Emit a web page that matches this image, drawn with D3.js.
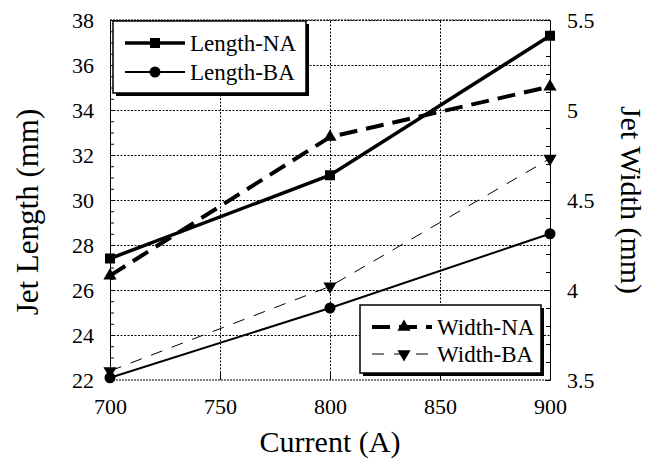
<!DOCTYPE html>
<html>
<head>
<meta charset="utf-8">
<script src="https://cdn.jsdelivr.net/npm/d3@7"></script>
<style>
  body { margin: 0; background: #fff; }
  svg { display: block; }
  svg text { font-family: "Liberation Serif", "Times New Roman", serif; }
</style>
</head>
<body>
<div class="chart-div"></div>
<script>
var width = 649;
var height = 459;

// data
var current = [700, 800, 900];
var lengthNA = [27.4, 31.1, 37.3];
var lengthBA = [22.1, 25.2, 28.5];
var widthNA = [4.08, 4.85, 5.13];
var widthBA = [3.55, 4.02, 4.73];

var xTicks = [700, 750, 800, 850, 900];
var leftTicks = [22, 24, 26, 28, 30, 32, 34, 36, 38];
var rightTicks = [3.5, 4, 4.5, 5, 5.5];

var font = "Liberation Serif, Times New Roman, serif";

var m = { left: 110, right: 550, top: 20, bottom: 380 };

var svg = d3.select("div.chart-div")
    .append("svg")
    .attr("width", width)
    .attr("height", height)

var x = d3.scaleLinear().domain([700, 900]).range([m.left, m.right]);
var yL = d3.scaleLinear().domain([22, 38]).range([m.bottom, m.top]);
var yR = d3.scaleLinear().domain([3.5, 5.5]).range([m.bottom, m.top]);

var plotW = m.right - m.left;
var plotH = m.bottom - m.top;

//----------------------------- grid

var grid = svg.append("g")

grid.append("g")
    .attr("transform", "translate(" + m.left + ",0)")
    .call(d3.axisLeft(yL).tickValues(leftTicks.slice(1)).tickSize(-plotW).tickFormat(""))
    .call(function (g) { g.select(".domain").remove(); })
    .selectAll("line")
    .attr("stroke", "#000")
    .style("stroke-dasharray", "2,1.5")

grid.append("g")
    .attr("transform", "translate(0," + m.bottom + ")")
    .call(d3.axisBottom(x).tickValues([750, 800, 850]).tickSize(-plotH).tickFormat(""))
    .call(function (g) { g.select(".domain").remove(); })
    .selectAll("line")
    .attr("stroke", "#000")
    .style("stroke-dasharray", "2,1.5")

// bottom frame line, dotted like the grid
grid.append("line")
    .attr("x1", m.left).attr("x2", m.right)
    .attr("y1", m.bottom).attr("y2", m.bottom)
    .attr("stroke", "#000")
    .style("stroke-dasharray", "2,1")

//----------------------------- axes

function styleAxis(g) {
    g.attr("font-family", null)
    g.selectAll("text")
        .style("font-family", font)
        .style("font-size", "22px")
        .style("fill", "#000")
    g.selectAll("line").attr("stroke", "#000")
    g.select(".domain").attr("stroke", "#000")
}

// left
svg.append("g")
    .attr("transform", "translate(" + m.left + ",0)")
    .call(d3.axisLeft(yL).tickValues(d3.range(22, 38.01, 0.5)).tickSize(-4).tickFormat("").tickSizeOuter(0))
    .call(styleAxis)
svg.append("g")
    .attr("transform", "translate(" + m.left + ",0)")
    .call(d3.axisLeft(yL).tickValues(leftTicks).tickSize(-4).tickPadding(16).tickSizeOuter(0).tickFormat(d3.format("d")))
    .call(styleAxis)

// right
svg.append("g")
    .attr("transform", "translate(" + m.right + ",0)")
    .call(d3.axisRight(yR).tickValues(d3.range(3.5, 5.501, 0.1)).tickSize(-4).tickFormat("").tickSizeOuter(0))
    .call(styleAxis)
svg.append("g")
    .attr("transform", "translate(" + m.right + ",0)")
    .call(d3.axisRight(yR).tickValues(rightTicks).tickSize(-5).tickPadding(17).tickSizeOuter(0).tickFormat(function (d) { return d3.format("")(d); }))
    .call(styleAxis)

// bottom
var xa = svg.append("g")
    .attr("transform", "translate(0," + m.bottom + ")")
    .call(d3.axisBottom(x).tickValues(xTicks).tickSize(-8).tickPadding(18).tickSizeOuter(0))
    .call(styleAxis)
xa.select(".domain").remove()

// top frame line
svg.append("line")
    .attr("x1", m.left).attr("x2", m.right)
    .attr("y1", m.top).attr("y2", m.top)
    .attr("stroke", "#000")
    .style("stroke-dasharray", "2,1")

//----------------------------- titles

svg.append("text")
    .attr("transform", "translate(27," + 212 + ") rotate(-90)")
    .attr("text-anchor", "middle")
    .attr("dominant-baseline", "central")
    .style("font-size", "31px")
    .text("Jet Length (mm)")

svg.append("text")
    .attr("transform", "translate(631," + 200 + ") rotate(90)")
    .attr("text-anchor", "middle")
    .attr("dominant-baseline", "central")
    .style("font-size", "30px")
    .text("Jet Width (mm)")

svg.append("text")
    .attr("x", (m.left + m.right) / 2)
    .attr("y", 452)
    .attr("text-anchor", "middle")
    .style("font-size", "30px")
    .text("Current (A)")

//----------------------------- series

var series = [
    { name: "Length-NA", vals: lengthNA, y: yL, width: 3.5, dash: null, marker: "square" },
    { name: "Length-BA", vals: lengthBA, y: yL, width: 2, dash: null, marker: "circle" },
    { name: "Width-NA", vals: widthNA, y: yR, width: 4, dash: "18,9", marker: "up" },
    { name: "Width-BA", vals: widthBA, y: yR, width: 1, dash: "12,10", marker: "down" }
];

function drawMarker(g, type, cx, cy) {
    if (type == "square") {
        g.append("rect")
            .attr("x", cx - 5).attr("y", cy - 5)
            .attr("width", 10).attr("height", 10)
            .attr("fill", "#000")
    } else if (type == "circle") {
        g.append("circle")
            .attr("cx", cx).attr("cy", cy).attr("r", 5.5)
            .attr("fill", "#000")
    } else {
        var sym = d3.symbol().type(d3.symbolTriangle).size(75)
        g.append("path")
            .attr("d", sym())
            .attr("transform", "translate(" + cx + "," + cy + ")" + (type == "down" ? " rotate(180)" : ""))
            .attr("fill", "#000")
    }
}

var h = svg.append("g")

series.forEach(function (s) {
    var line = d3.line()
        .x(function (d, i) { return x(current[i]); })
        .y(function (d) { return s.y(d); });

    h.append("path")
        .attr("d", line(s.vals))
        .attr("fill", "none")
        .attr("stroke", "#000")
        .attr("stroke-width", s.width)
        .style("stroke-dasharray", s.dash)

    s.vals.forEach(function (v, i) {
        drawMarker(h, s.marker, x(current[i]), s.y(v));
    })
})

//----------------------------- legends

function legend(x0, y0, w, hgt, items, rowY) {
    var lg = svg.append("g")
    lg.append("rect")
        .attr("x", x0 + 3).attr("y", y0 + 3)
        .attr("width", w).attr("height", hgt)
        .attr("fill", "#000")
    lg.append("rect")
        .attr("x", x0).attr("y", y0)
        .attr("width", w).attr("height", hgt)
        .attr("fill", "#fff")
        .attr("stroke", "#000")
        .attr("stroke-width", 1.5)

    items.forEach(function (s, k) {
        var ly = rowY[k];
        lg.append("line")
            .attr("x1", x0 + 12).attr("x2", x0 + 72)
            .attr("y1", ly).attr("y2", ly)
            .attr("stroke", "#000")
            .attr("stroke-width", s.width)
            .style("stroke-dasharray", s.dash)
        drawMarker(lg, s.marker, x0 + (s.dash ? 44 : 42), ly);
        lg.append("text")
            .attr("x", x0 + 77)
            .attr("y", ly + 8)
            .style("font-size", "23px")
            .text(s.name)
    })
}

legend(113, 21, 193, 72, series.slice(0, 2), [43, 72])
legend(360, 305, 181, 68, series.slice(2, 4), [327, 354])
</script>
</body>
</html>
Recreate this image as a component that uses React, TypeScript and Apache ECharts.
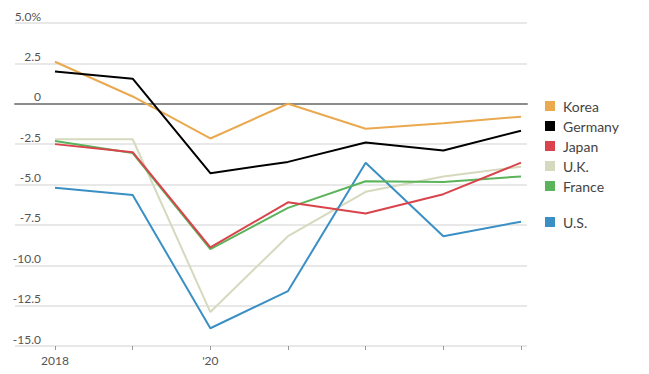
import React, { useEffect, useRef } from "react";
import * as echarts from "echarts";

const years = ["2018", "2019", "2020", "2021", "2022", "2023", "2024"];
const yearLabels = ["2018", "", "'20", "", "", "", ""];
const korea = [2.6, 0.45, -2.15, 0, -1.55, -1.2, -0.8];
const germany = [2.0, 1.55, -4.3, -3.6, -2.4, -2.9, -1.67];
const japan = [-2.5, -3.0, -8.9, -6.1, -6.8, -5.6, -3.65];
const uk = [-2.2, -2.2, -12.9, -8.2, -5.45, -4.5, -3.9];
const france = [-2.3, -3.05, -9.0, -6.45, -4.8, -4.85, -4.5];
const us = [-5.2, -5.65, -13.9, -11.6, -3.65, -8.2, -7.3];
const yTicks: Record<string, string> = {
  "5": "5.0%", "2.5": "2.5", "0": "0", "-2.5": "-2.5", "-5": "-5.0",
  "-7.5": "-7.5", "-10": "-10.0", "-12.5": "-12.5", "-15": "-15.0",
};

const colors = {
  Korea: "#eaa94f",
  Germany: "#000000",
  Japan: "#d9434c",
  "U.K.": "#d5d9bd",
  France: "#5bb35a",
  "U.S.": "#3a8fc4",
};

export default function App() {
  const ref = useRef<HTMLDivElement>(null);
  useEffect(() => {
    if (!ref.current) return;
    const chart = echarts.init(ref.current, undefined, { renderer: "svg" });
    const font = "Lato, 'Open Sans', sans-serif";
    const mk = (name: keyof typeof colors, data: number[]) => ({
      name,
      type: "line",
      xAxisIndex: 1,
      yAxisIndex: 1,
      data,
      symbol: "none",
      lineStyle: { width: 2, color: colors[name] },
      itemStyle: { color: colors[name] },
    });
    const legendText = { fontSize: 14, color: "#444", fontFamily: font, padding: [0, 0, 0, 3] };
    chart.setOption({
      animation: false,
      textStyle: { fontFamily: font },
      grid: [
        { left: 15, right: 122, top: 23, bottom: 28 },
        { left: 55, right: 128, top: 23, bottom: 28 },
      ],
      xAxis: [
        {
          type: "value",
          gridIndex: 0,
          min: 0,
          max: 1,
          axisLine: { show: true, onZero: true, lineStyle: { color: "#8c8c8c", width: 2 } },
          axisTick: { show: false },
          axisLabel: { show: false },
          splitLine: { show: false },
        },
        {
          type: "category",
          gridIndex: 1,
          data: years,
          boundaryGap: false,
          axisLine: { show: false, onZero: false },
          axisTick: { show: true, length: 4, alignWithLabel: true, lineStyle: { color: "#999" } },
          axisLabel: {
            interval: 0,
            formatter: (_v: string, i: number) => yearLabels[i],
            color: "#555",
            fontSize: 12,
            margin: 8,
            fontFamily: font,
          },
          splitLine: { show: false },
        },
      ],
      yAxis: [
        {
          type: "value",
          gridIndex: 0,
          min: -15,
          max: 5,
          interval: 2.5,
          axisLine: { show: false },
          axisTick: { show: false },
          axisLabel: {
            inside: true,
            align: "right",
            verticalAlign: "bottom",
            margin: 26,
            padding: [0, 0, 1, 0],
            color: "#555",
            fontSize: 12,
            fontFamily: font,
            formatter: (v: number) => yTicks[String(v)] ?? "",
          },
          splitLine: { show: true, lineStyle: { color: "#e8e8e8", width: 2 } },
        },
        {
          type: "value",
          gridIndex: 1,
          min: -15,
          max: 5,
          interval: 2.5,
          show: false,
          splitLine: { show: false },
        },
      ],
      legend: [
        {
          data: ["Korea", "Germany", "Japan", "U.K.", "France"],
          orient: "vertical",
          left: 540,
          top: 94,
          itemWidth: 10,
          itemHeight: 10,
          itemGap: 6,
          icon: "rect",
          selectedMode: false,
          textStyle: legendText,
        },
        {
          data: ["U.S."],
          orient: "vertical",
          left: 540,
          top: 210,
          itemWidth: 10,
          itemHeight: 10,
          icon: "rect",
          selectedMode: false,
          textStyle: legendText,
        },
      ],
      series: [
        mk("U.K.", uk),
        mk("U.S.", us),
        mk("France", france),
        mk("Japan", japan),
        mk("Korea", korea),
        mk("Germany", germany),
      ],
    });
    return () => chart.dispose();
  }, []);
  return <div ref={ref} style={{ width: 649, height: 374, position: "absolute", left: 0, top: 0 }} />;
}
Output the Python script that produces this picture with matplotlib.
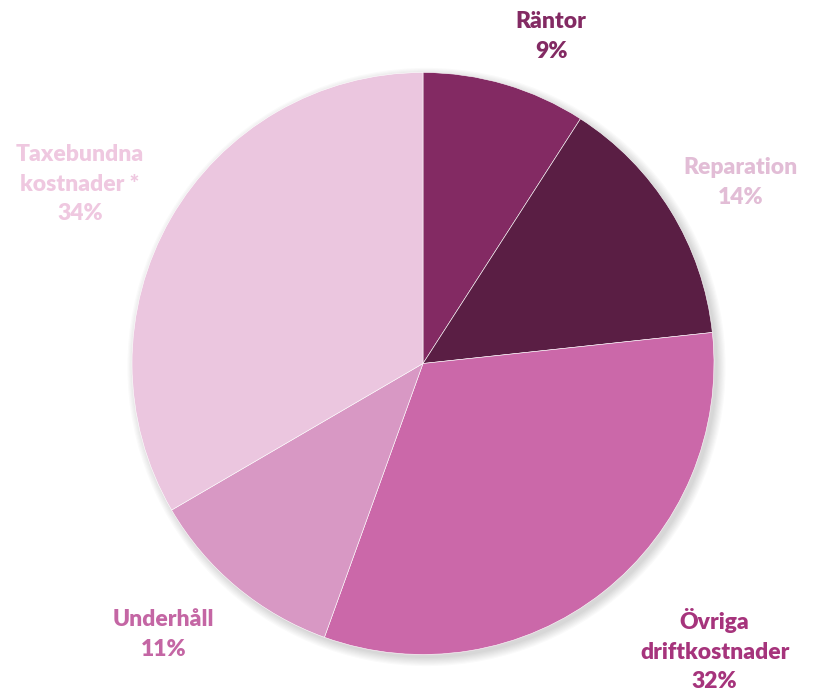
import matplotlib.pyplot as plt
import numpy as np

labels = ["Räntor", "Reparation", "Övriga\ndriftkostnader", "Underhåll", "Taxebundna\nkostnader *"]
shares = [9.1, 14.2, 32.2, 11.1, 33.4]
shown_pct = [9, 14, 32, 11, 34]
slice_colors = ["#832a63", "#5a1e44", "#cb68a9", "#d898c4", "#ebc6df"]
label_colors = ["#832a63", "#e2bdd6", "#a6347c", "#c466a4", "#efc8e0"]

# label distance (in radii) and angle nudge (deg) per slice
label_dist = [1.207, 1.257, 1.406, 1.29, 1.33]
label_nudge = [-5, -2, 7.3, -4, 2.3]

fig = plt.figure(figsize=(8.18, 6.93), dpi=100)
ax = fig.add_axes([0, 0, 1, 1])

R = 291.0
cx, cy = 423.0, 363.5

# soft shadow
for k in range(8):
    c = plt.Circle((0.012, -0.012), 1.0 + 0.004 * k, color="black",
                   alpha=0.018, zorder=0, lw=0)
    ax.add_patch(c)

wedges, _ = ax.pie(
    shares, colors=slice_colors, startangle=90, counterclock=False,
    radius=1.0, wedgeprops=dict(edgecolor="white", linewidth=0.4),
)
ax.set_xlim(-cx / R, (818 - cx) / R)
ax.set_ylim(-(693 - cy) / R, cy / R)
ax.set_aspect("equal")
ax.axis("off")

for w, lab, pct, col, d, nudge in zip(wedges, labels, shown_pct, label_colors, label_dist, label_nudge):
    ang = np.deg2rad((w.theta1 + w.theta2) / 2 + nudge)
    ax.text(d * np.cos(ang), d * np.sin(ang), f"{lab}\n{pct}%",
            ha="center", va="center", color=col, fontsize=16.5,
            fontweight="heavy", family="Lato", linespacing=1.5)

fig.savefig("out.png", dpi=100)
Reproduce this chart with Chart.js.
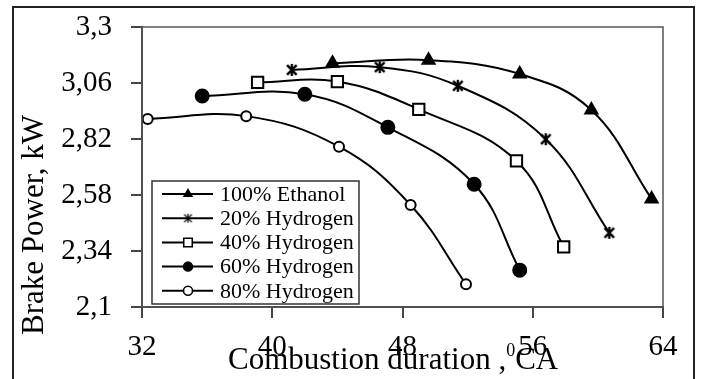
○ ○ ○ ○ ○ ○ ○
Leave the pictures out and print, exactly as written, every line from the one holding "Output the Python" down to the one holding "import numpy as np", both of those included.

Output the Python script that produces this picture with matplotlib.
import matplotlib.pyplot as plt
import numpy as np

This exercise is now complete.